Marta's journey into the Dutch Aerospace sector
In fact, the Netherlands is home to the European Space Research and Technology Centre (ESTEC), part of the European Space Agency (ESA). This, in addition to some of the world's most renowned research universities and a highly innovative economy, makes the Netherlands an especially attractive place for engineers and people interested in Deep Tech, such as aerospace engineering.
Can you tell us a bit more about how you landed your first job in the Netherlands?
I did my thesis at the Technological University Delft (TU Delft). There, I attended the Delftse Bedrijvendagen (Delft Career Days) where several companies participated. After contacting them, one of these companies reached back, so I went through the interview process and that's where I got my first job, ever.
Can you tell us a bit about the Dutch aerospace industry?
I think it's a niche all throughout Europe. I know I wouldn't have had the same opportunities in Portugal, for instance. Although they recently created a Portuguese space agency, it's still just a start. To work in the Space industry, you have only a few countries to choose from. It's a really small world. I would say in the Netherlands, there’s a lot of focus on highly skilled professionals, on doing research and development, and not much pushing on factory work or production.

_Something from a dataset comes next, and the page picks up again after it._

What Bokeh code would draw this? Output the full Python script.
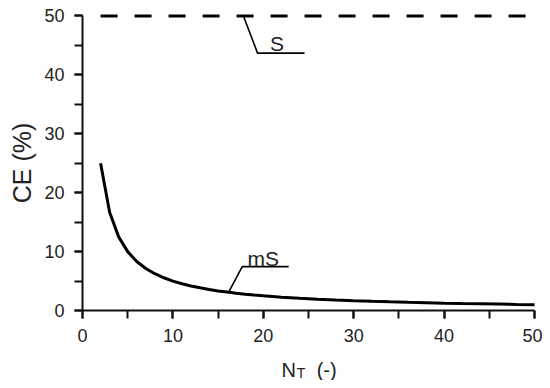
from bokeh.plotting import figure
from bokeh.models import Range1d, Label, SingleIntervalTicker
from bokeh.embed import file_html
from bokeh.resources import INLINE

# Data
nt_ms = [2, 3, 4, 5, 6, 7, 8, 9, 10, 11, 12, 13, 14, 15, 16, 17, 18, 19, 20,
         22, 24, 26, 28, 30, 32, 34, 36, 38, 40, 42, 44, 46, 48, 50]
ce_ms = [25.0, 16.7, 12.5, 10.0, 8.33, 7.14, 6.25, 5.56, 5.0, 4.55, 4.17, 3.85, 3.57, 3.33,
         3.13, 2.94, 2.78, 2.63, 2.5, 2.27, 2.08, 1.92, 1.79, 1.67, 1.56, 1.47, 1.39, 1.32,
         1.25, 1.19, 1.14, 1.09, 1.04, 1.0]
nt_s = [2, 50]
ce_s = [50, 50]

# annotation leader lines
lead_s_x = [17.8, 19.36, 24.56]
lead_s_y = [50, 43.7, 43.7]
lead_ms_x = [16.2, 17.67, 22.8]
lead_ms_y = [3.2, 7.46, 7.46]

FONT = "Liberation Sans"
INK = "#222222"

p = figure(width=542, height=380, output_backend="svg", toolbar_location=None,
           x_range=Range1d(-9.07, 50.88), y_range=Range1d(-11.88, 52.63),
           min_border_left=0, min_border_right=0, min_border_top=0, min_border_bottom=0)
p.outline_line_color = None
p.xgrid.visible = False
p.ygrid.visible = False
p.background_fill_color = "white"

for ax in (p.xaxis[0], p.yaxis[0]):
    ax.fixed_location = 0
    ax.bounds = (0, 50)
    ax.ticker = SingleIntervalTicker(interval=10, num_minor_ticks=2)
    ax.axis_line_width = 2
    ax.axis_line_color = "#111111"
    ax.major_tick_line_width = 2
    ax.minor_tick_line_width = 2
    ax.major_tick_line_color = "#111111"
    ax.minor_tick_line_color = "#111111"
    ax.major_tick_in = 0
    ax.major_tick_out = 8
    ax.minor_tick_in = 0
    ax.minor_tick_out = 8
    ax.major_label_text_font = FONT
    ax.major_label_text_font_size = "18px"
    ax.major_label_text_color = INK
    ax.major_label_standoff = 10

p.yaxis.axis_label = "CE (%)"
p.yaxis.axis_label_text_font = FONT
p.yaxis.axis_label_text_font_size = "25px"
p.yaxis.axis_label_text_font_style = "normal"
p.yaxis.axis_label_text_color = INK
p.yaxis.axis_label_standoff = 5

p.line(nt_ms, ce_ms, line_width=3, line_color="black")
p.line(nt_s, ce_s, line_width=3, line_color="black", line_dash="17 17")
p.line(lead_s_x, lead_s_y, line_width=1.6, line_color="black")
p.line(lead_ms_x, lead_ms_y, line_width=1.6, line_color="black")

p.add_layout(Label(x=21.5, y=45.3, text="S", text_font=FONT, text_font_size="21px",
                   text_align="center", text_baseline="alphabetic", text_color=INK))
p.add_layout(Label(x=20.0, y=8.8, text="mS", text_font=FONT, text_font_size="21px",
                   text_align="center", text_baseline="alphabetic", text_color=INK))

# x axis label N_T (-)
p.add_layout(Label(x=22.0, y=-10.1, text="N", text_font=FONT, text_font_size="20px",
                   text_align="left", text_baseline="alphabetic", text_color=INK))
p.add_layout(Label(x=23.7, y=-10.6, text="T", text_font=FONT, text_font_size="14px",
                   text_align="left", text_baseline="alphabetic", text_color=INK))
p.add_layout(Label(x=25.9, y=-10.1, text="(-)", text_font=FONT, text_font_size="20px",
                   text_align="left", text_baseline="alphabetic", text_color=INK))

open("out.html", "w").write(file_html(p, INLINE))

So that's really attractive for me, as an aerospace engineer with a design focus.
You're always being challenged to try new things, and the market itself you get to see grow a lot. Through governmental and institutional work, the Netherlands is always looking for more and more innovation, and more technology, which is really attractive to me.
“I would say in the Netherlands, there’s a lot of focus on highly skilled professionals, on doing research and development”

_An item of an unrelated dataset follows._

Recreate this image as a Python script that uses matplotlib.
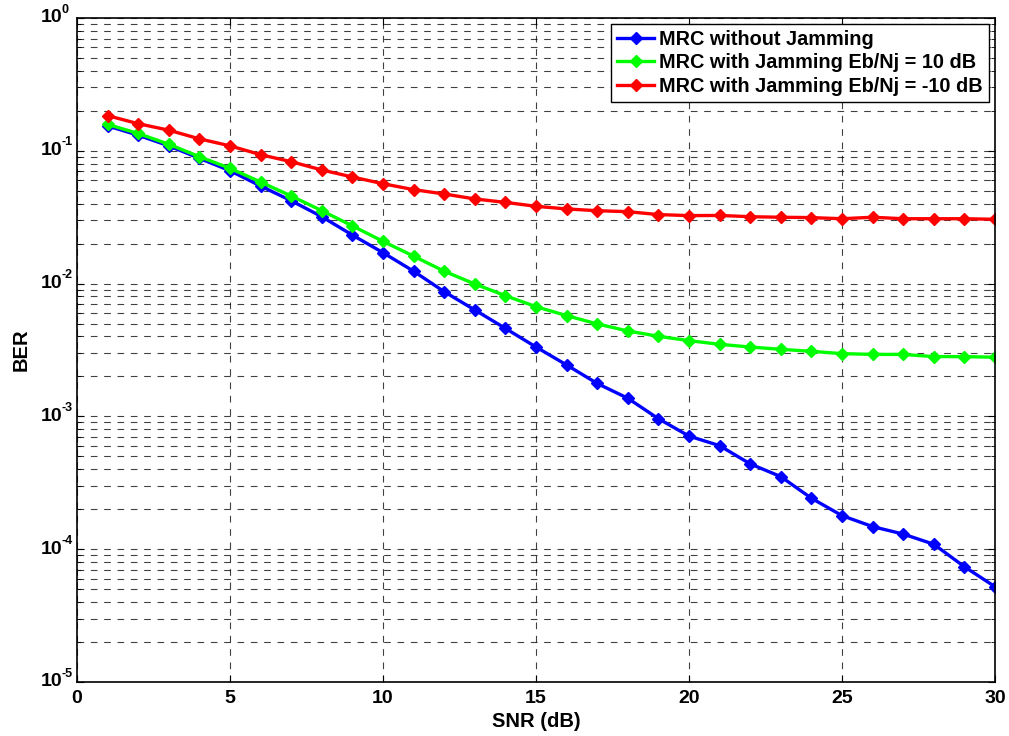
import math
import matplotlib
matplotlib.use("Agg")
import matplotlib.pyplot as plt
from matplotlib.ticker import LogLocator, FixedLocator, NullFormatter

plt.rcParams["font.family"] = ["Liberation Sans", "DejaVu Sans"]
plt.rcParams["font.weight"] = "bold"

snr = list(range(1, 31))

ber_no_jam = [0.154, 0.131, 0.109, 0.0878, 0.0708, 0.0543, 0.0421, 0.0319, 0.0232, 0.0171,
              0.0124, 0.00869, 0.00633, 0.00460, 0.00333, 0.00244, 0.00177, 0.00137, 0.000961, 0.000711,
              0.000602, 0.000439, 0.000352, 0.000242, 0.000179, 0.000148, 0.000130, 0.000109, 7.38e-5, 5.22e-5]
ber_jam_10 = [0.158, 0.135, 0.112, 0.0903, 0.0738, 0.0582, 0.0457, 0.0354, 0.0272, 0.0208,
              0.0161, 0.0124, 0.00993, 0.00811, 0.00670, 0.00574, 0.00497, 0.00440, 0.00401, 0.00372,
              0.00349, 0.00333, 0.00320, 0.00309, 0.00297, 0.00293, 0.00293, 0.00282, 0.00282, 0.00279]
ber_jam_m10 = [0.184, 0.160, 0.143, 0.123, 0.109, 0.0935, 0.0828, 0.0717, 0.0635, 0.0565,
               0.0510, 0.0473, 0.0434, 0.0409, 0.0382, 0.0365, 0.0354, 0.0348, 0.0331, 0.0325,
               0.0326, 0.0319, 0.0316, 0.0314, 0.0308, 0.0316, 0.0308, 0.0308, 0.0308, 0.0305]

labels = ["MRC without Jamming",
          "MRC with Jamming Eb/Nj = 10 dB",
          "MRC with Jamming Eb/Nj = -10 dB"]
colors = ["#0000ff", "#00ff00", "#ff0000"]
x_ticks = [0, 5, 10, 15, 20, 25, 30]
y_decades = [1e-5, 1e-4, 1e-3, 1e-2, 1e-1, 1e0]

fig = plt.figure(figsize=(10.09, 7.36), dpi=100)
ax = fig.add_axes([77 / 1009, 1 - 682 / 736, (995 - 77) / 1009, (682 - 18) / 736])

for ys, lbl, c in zip([ber_no_jam, ber_jam_10, ber_jam_m10], labels, colors):
    ax.semilogy(snr, ys, "-D", color=c, lw=2.4, ms=6.5, label=lbl)

ax.set_xlim(0, 30)
ax.set_ylim(1e-5, 1)
ax.xaxis.set_major_locator(FixedLocator(x_ticks))
ax.yaxis.set_major_locator(FixedLocator(y_decades))
ax.yaxis.set_minor_locator(LogLocator(base=10, subs=range(2, 10), numticks=20))
ax.yaxis.set_major_formatter(NullFormatter())
ax.yaxis.set_minor_formatter(NullFormatter())

# MATLAB-style "10^n" labels: big base, small raised exponent
for v in y_decades:
    ax.annotate("10", xy=(0, v), xycoords=("axes fraction", "data"),
                xytext=(-10.8, 0), textcoords="offset points",
                ha="right", va="center", fontsize=14, fontweight="bold")
    ax.annotate("%d" % round(math.log10(v)), xy=(0, v), xycoords=("axes fraction", "data"),
                xytext=(-10.8, 6.0), textcoords="offset points",
                ha="left", va="center", fontsize=9, fontweight="bold")

gl = dict(color="k", alpha=0.75, ls=(0, (6, 6)), lw=0.8)
ax.grid(True, which="major", axis="both", **gl)
ax.grid(True, which="minor", axis="y", **gl)

ax.tick_params(which="both", direction="in", top=True, right=True, labelsize=14)
ax.tick_params(axis="x", pad=6)
ax.tick_params(which="major", length=5)
ax.tick_params(which="minor", length=3)
for lab in ax.get_xticklabels():
    lab.set_fontweight("bold")
for sp in ax.spines.values():
    sp.set_linewidth(1.2)

ax.set_xlabel("SNR (dB)", fontsize=14.5, fontweight="bold", labelpad=3.5)
ax.set_ylabel("BER", fontsize=14.5, fontweight="bold", labelpad=30)

leg = ax.legend(loc="upper right", fontsize=14.3, handlelength=1.9, handletextpad=0.25,
                borderpad=0.3, labelspacing=0.22, fancybox=False, framealpha=1,
                edgecolor="k", borderaxespad=0.3)
leg.get_frame().set_linewidth(1.0)
for t in leg.get_texts():
    t.set_fontweight("bold")

fig.savefig("out.png", dpi=100)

What are some differences between the Netherlands and Portugal?
Portugal doesn't have such a strong innovation hub, unlike the Netherlands. I also think there’s a lack of investment in that area. There's definitely more money in the Netherlands, in general, and more support from institutions, governmental and private. This means that companies have more space for innovation. I would say, this pushes pioneering work and new technology. Southern Europe focuses more on services or other industries that maybe are less high-tech.

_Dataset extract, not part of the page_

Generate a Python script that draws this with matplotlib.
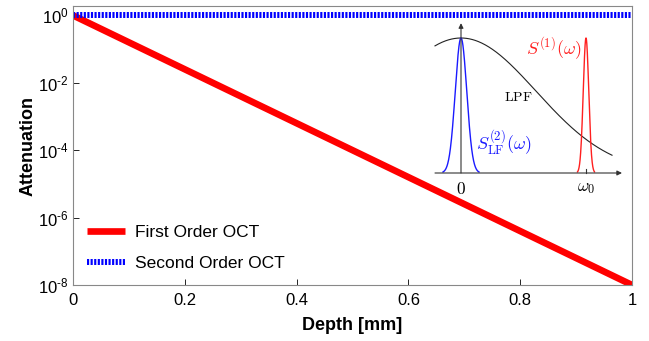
import numpy as np
import matplotlib
matplotlib.use("Agg")
import matplotlib.pyplot as plt

# ---- data ----
depth = [0.0, 1.0]
first_order = [1.0, 1e-8]
second_order = [1.0, 1.0]
xticks = [0, 0.2, 0.4, 0.6, 0.8, 1]
xtick_labels = ["0", "0.2", "0.4", "0.6", "0.8", "1"]
yticks = [1e0, 1e-2, 1e-4, 1e-6, 1e-8]
ytick_labels = [r"$10^{0}$", r"$10^{\text{-}2}$", r"$10^{\text{-}4}$",
                r"$10^{\text{-}6}$", r"$10^{\text{-}8}$"]

# inset schematic (arbitrary units)
omega0 = 5.0
lpf_sigma = 3.0
s2_sigma = 0.23
s1_sigma = 0.11

plt.rcParams["font.family"] = ["Liberation Sans", "DejaVu Sans"]
plt.rcParams["mathtext.fontset"] = "custom"
plt.rcParams["mathtext.rm"] = "Liberation Sans"
plt.rcParams["mathtext.it"] = "Liberation Sans:italic"
plt.rcParams["mathtext.bf"] = "Liberation Sans:bold"

W, H = 649, 341
fig = plt.figure(figsize=(W / 100, H / 100), dpi=100)

def fr(x0, y0, x1, y1):
    return [x0 / W, 1 - y1 / H, (x1 - x0) / W, (y1 - y0) / H]

ax = fig.add_axes(fr(73, 6, 632, 285))
ax.plot(depth, first_order, color="red", lw=4.8, solid_capstyle="butt",
        label="First Order OCT")
ax.plot(depth, second_order, color="#0000ff", lw=4.3, dashes=(0.36, 0.24),
        dash_capstyle="butt", label="Second Order OCT")
ax.set_yscale("log")
ax.set_xlim(0, 1)
ax.set_ylim(1e-8, 1.9)
ax.set_xticks(xticks)
ax.set_xticklabels(xtick_labels)
ax.set_yticks(yticks)
ax.set_yticklabels(ytick_labels)
ax.minorticks_off()
ax.tick_params(direction="in", length=4, width=0.6, labelsize=12,
               colors="#000000")
ax.tick_params(axis="x", pad=6)
ax.tick_params(axis="y", pad=3)
for s in ax.spines.values():
    s.set_color("#888888")
    s.set_linewidth(0.8)
ax.set_xlabel("Depth [mm]", fontsize=13, fontweight="bold", labelpad=6)
ax.set_ylabel("Attenuation", fontsize=13, fontweight="bold", labelpad=1)
leg = ax.legend(loc="lower left", frameon=False, fontsize=12.5,
                handlelength=2.2, handletextpad=0.6, labelspacing=0.9,
                borderaxespad=0.0, bbox_to_anchor=(0.012, 0.025))

# ---- inset ----
ix0, ix1 = 430, 628
iy_top, iy_base = 20, 173
upx = 25.0  # px per unit
xl = (ix0 - 461) / upx
xr = (ix1 - 461) / upx
ytop = (iy_base - iy_top) / 135.0
ins = fig.add_axes(fr(ix0, iy_top, ix1, iy_base))
ins.set_xlim(xl, xr)
ins.set_ylim(0, ytop)
ins.axis("off")
ins.patch.set_alpha(0)

xw = np.linspace(-1.04, 6.04, 300)
ins.plot(xw, np.exp(-xw**2 / (2 * lpf_sigma**2)), color="#222222", lw=0.8,
         clip_on=False)
xb = np.linspace(-0.72, 0.72, 200)
ins.plot(xb, np.exp(-xb**2 / (2 * s2_sigma**2)), color="#1a1aff", lw=1.0,
         clip_on=False)
xr_ = np.linspace(omega0 - 0.34, omega0 + 0.34, 200)
ins.plot(xr_, np.exp(-(xr_ - omega0)**2 / (2 * s1_sigma**2)), color="#ff2020",
         lw=1.0, clip_on=False)

ins.annotate("", xy=(6.44, 0), xytext=(-1.04, 0), annotation_clip=False,
             arrowprops=dict(arrowstyle="-|>", color="#333333", lw=0.8,
                             mutation_scale=7, shrinkA=0, shrinkB=0))
ins.annotate("", xy=(0, 1.11), xytext=(0, 0), annotation_clip=False,
             arrowprops=dict(arrowstyle="-|>", color="#333333", lw=0.8,
                             mutation_scale=7, shrinkA=0, shrinkB=0))
ins.plot([omega0, omega0], [0, 0.03], color="#333333", lw=0.8, clip_on=False)

ins.text(0, -0.06, r"$0$", ha="center", va="top", fontsize=12.5,
         math_fontfamily="cm", clip_on=False)
ins.text(omega0, -0.06, r"$\omega_0$", ha="center", va="top", fontsize=12.5,
         math_fontfamily="cm", clip_on=False)
ins.text(2.3, 0.56, r"$\mathrm{LPF}$", ha="center", va="center", fontsize=10,
         math_fontfamily="cm")
ins.text(3.7, 0.92, r"$S^{(1)}(\omega)$", ha="center", va="center",
         fontsize=13, color="#ff2020", math_fontfamily="cm")
ins.text(1.7, 0.22, r"$S^{(2)}_{\rm LF}(\omega)$", ha="center", va="center",
         fontsize=13, color="#1a1aff", math_fontfamily="cm")

fig.savefig("out.png", dpi=100)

“There's definitely more money in the Netherlands, in general, and more support from institutions, governmental and private. This means that companies have more space for innovation”
According to Marta, the Netherlands has managed to create an ecosystem and market that fosters innovation in a way that can be uniquely valuable to the high-tech and design industries. Marta’s experience is an example of why the country consistently ranks high on markers of innovation and research, as different parts come together to benefit these industries in such a way that niches like aerospace engineering can thrive. This makes the Netherlands one of the few countries in Europe that can foster highly specialised, research-heavy industries.